The legal battles are mostly complete on health care, but key elements of the law are still uncertain.
The legal battles are mostly complete on health, although legislative battles remain, with the health care act a hot campaign issue. As a result, key elements of the barely-two-year-old law still are uncertain, pending whether Democrats or Republicans are in charge of Congress and the White House following this November’s election.
For now, though, the law remains intact. One of the key provisions in the law for farmers is that of the state exchanges, which is scheduled to be implemented in 2014, as are other key provisions.
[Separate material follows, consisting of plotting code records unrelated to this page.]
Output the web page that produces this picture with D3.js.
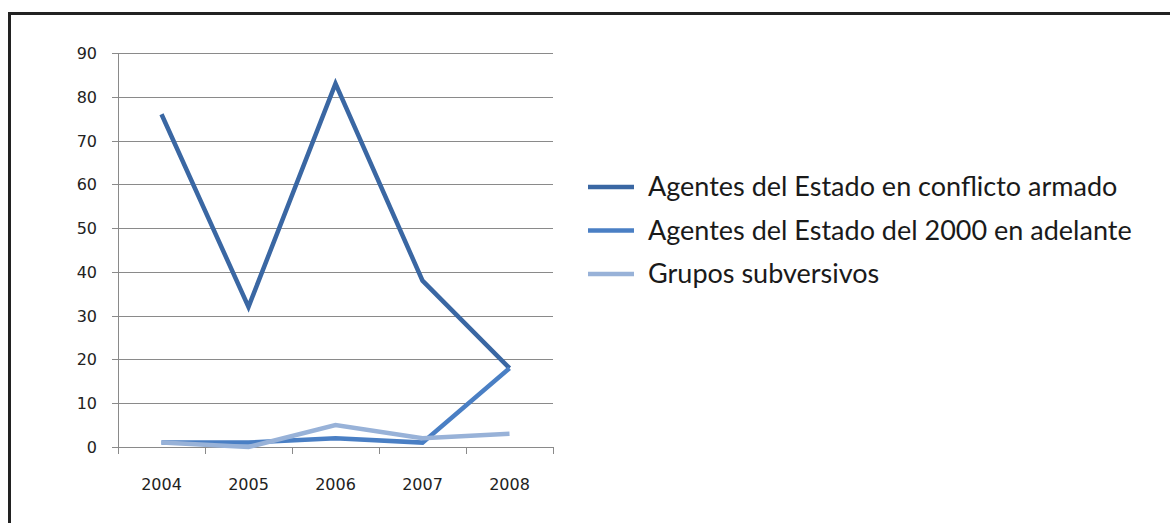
<!DOCTYPE html>
<html>
<head>
<meta charset="utf-8">
<script src="https://cdn.jsdelivr.net/npm/d3@7"></script>
<style>
  body { margin: 0; background: #fff; }
</style>
</head>
<body>
<svg id="chart" width="1170" height="523"></svg>
<script>
// data
var years = ["2004", "2005", "2006", "2007", "2008"];
var conflicto = [76, 32, 83, 38, 18];
var desde2000 = [1, 1, 2, 1, 18];
var subversivos = [1, 0, 5, 2, 3];
var seriesNames = ["Agentes del Estado en conflicto armado", "Agentes del Estado del 2000 en adelante", "Grupos subversivos"];
var yTicks = [0, 10, 20, 30, 40, 50, 60, 70, 80, 90];

var colors = ["#3a67a3", "#4a7fc4", "#98b2d8"];
var series = [conflicto, desde2000, subversivos];

var svg = d3.select("#chart");

// outer frame
svg.append("rect")
  .attr("x", 9.5).attr("y", 13.5)
  .attr("width", 1200).attr("height", 600)
  .attr("fill", "none")
  .attr("stroke", "#222")
  .attr("stroke-width", 3);

var plot = { left: 118, right: 553, top: 53, bottom: 447 };

var x = d3.scaleBand().domain(years).range([plot.left, plot.right]);
var y = d3.scaleLinear().domain([0, 90]).range([plot.bottom, plot.top]);

// gridlines + y ticks
svg.append("g")
  .selectAll("line")
  .data(yTicks)
  .enter().append("line")
  .attr("x1", plot.left - 6).attr("x2", plot.right)
  .attr("y1", function(d) { return Math.round(y(d)) + 0.5; })
  .attr("y2", function(d) { return Math.round(y(d)) + 0.5; })
  .attr("stroke", "#8a8a8a")
  .attr("stroke-width", 1);

// y axis line
svg.append("line")
  .attr("x1", plot.left + 0.5).attr("x2", plot.left + 0.5)
  .attr("y1", plot.top).attr("y2", plot.bottom)
  .attr("stroke", "#8a8a8a");

// x tick marks at band edges
var edges = years.map(function(d) { return x(d); }).concat([plot.right]);
svg.append("g")
  .selectAll("line")
  .data(edges)
  .enter().append("line")
  .attr("x1", function(d) { return Math.round(d) + 0.5; })
  .attr("x2", function(d) { return Math.round(d) + 0.5; })
  .attr("y1", plot.bottom).attr("y2", plot.bottom + 7)
  .attr("stroke", "#8a8a8a");

// y labels
svg.append("g")
  .selectAll("text")
  .data(yTicks)
  .enter().append("text")
  .attr("x", 97)
  .attr("y", function(d) { return y(d) + 6; })
  .attr("text-anchor", "end")
  .attr("font-family", "DejaVu Sans, Verdana, sans-serif")
  .attr("font-size", "16px")
  .attr("fill", "#222")
  .text(function(d) { return d; });

// x labels
svg.append("g")
  .selectAll("text")
  .data(years)
  .enter().append("text")
  .attr("x", function(d) { return x(d) + x.bandwidth() / 2; })
  .attr("y", 490)
  .attr("text-anchor", "middle")
  .attr("font-family", "DejaVu Sans, Verdana, sans-serif")
  .attr("font-size", "16px")
  .attr("fill", "#222")
  .text(function(d) { return d; });

// lines
var line = d3.line()
  .x(function(d, i) { return x(years[i]) + x.bandwidth() / 2; })
  .y(function(d) { return y(d); });

series.forEach(function(s, i) {
  svg.append("path")
    .datum(s)
    .attr("d", line)
    .attr("fill", "none")
    .attr("stroke", colors[i])
    .attr("stroke-width", 4.5)
    .attr("stroke-linejoin", "miter");
});

// legend
var legend = svg.append("g");
seriesNames.forEach(function(name, i) {
  var ly = 187 + i * 43.5;
  legend.append("line")
    .attr("x1", 588).attr("x2", 634)
    .attr("y1", ly).attr("y2", ly)
    .attr("stroke", colors[i])
    .attr("stroke-width", 4.5);
  legend.append("text")
    .attr("x", 648)
    .attr("y", ly + 9)
    .attr("font-family", "Lato, sans-serif")
    .attr("font-size", "27px")
    .attr("fill", "#1a1a1a")
    .text(name);
});
</script>
</body>
</html>
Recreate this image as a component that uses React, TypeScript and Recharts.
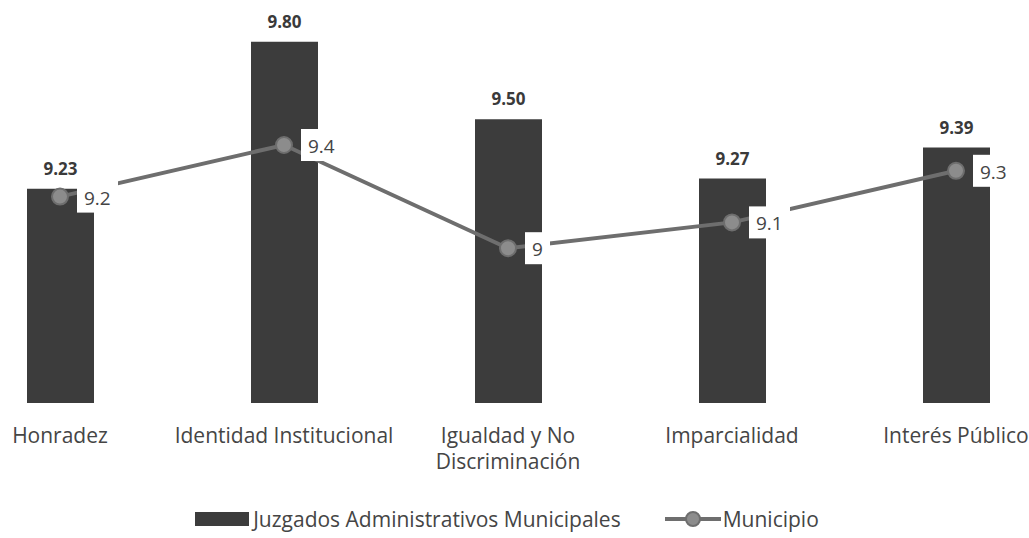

"In theory, that should make health insurance cheaper for farmers," says Jon Bailey, director of research and analysis for the Center for Rural Affairs. That’s because farmers and ranchers in each state, instead of being a pool of one, can join many others in the state in pools, he says. State exchanges will, theoretically at least, make it easier for farmers and other businesspeople to compare policies and prices, Bailey says. In addition, some states are forming health insurance co-ops that farmers may be able to take advantage of.
Another element of the law, for adults, is that insurance companies no longer can discriminate against those with pre-existing conditions. This begins in 2014. The law also allows children to remain on health insurance until age 26. The much-discussed and debated mandate part of the law, Bailey says, will not really affect many farmers and ranchers, because most carry health insurance. The exchanges also subsidize health insurance premiums depending on income levels.
Also beginning in 2014, farmers with 50 employees or more will be required to provide insurance, one mandate part of the bill, says Pat Wolff, director, tax and rural development, American Farm Bureau Federation. She notes that farmers with 25 or fewer employees who provide health insurance qualify for a tax credit under the new law that’s been upheld, providing they pay an average wage of less than $50,000 per year, and pay at least half of their employee health insurance premiums. For tax years 2010 through 2013, the maximum credit is 35% for farmers and other small business owners. This increases to 50% in 2014.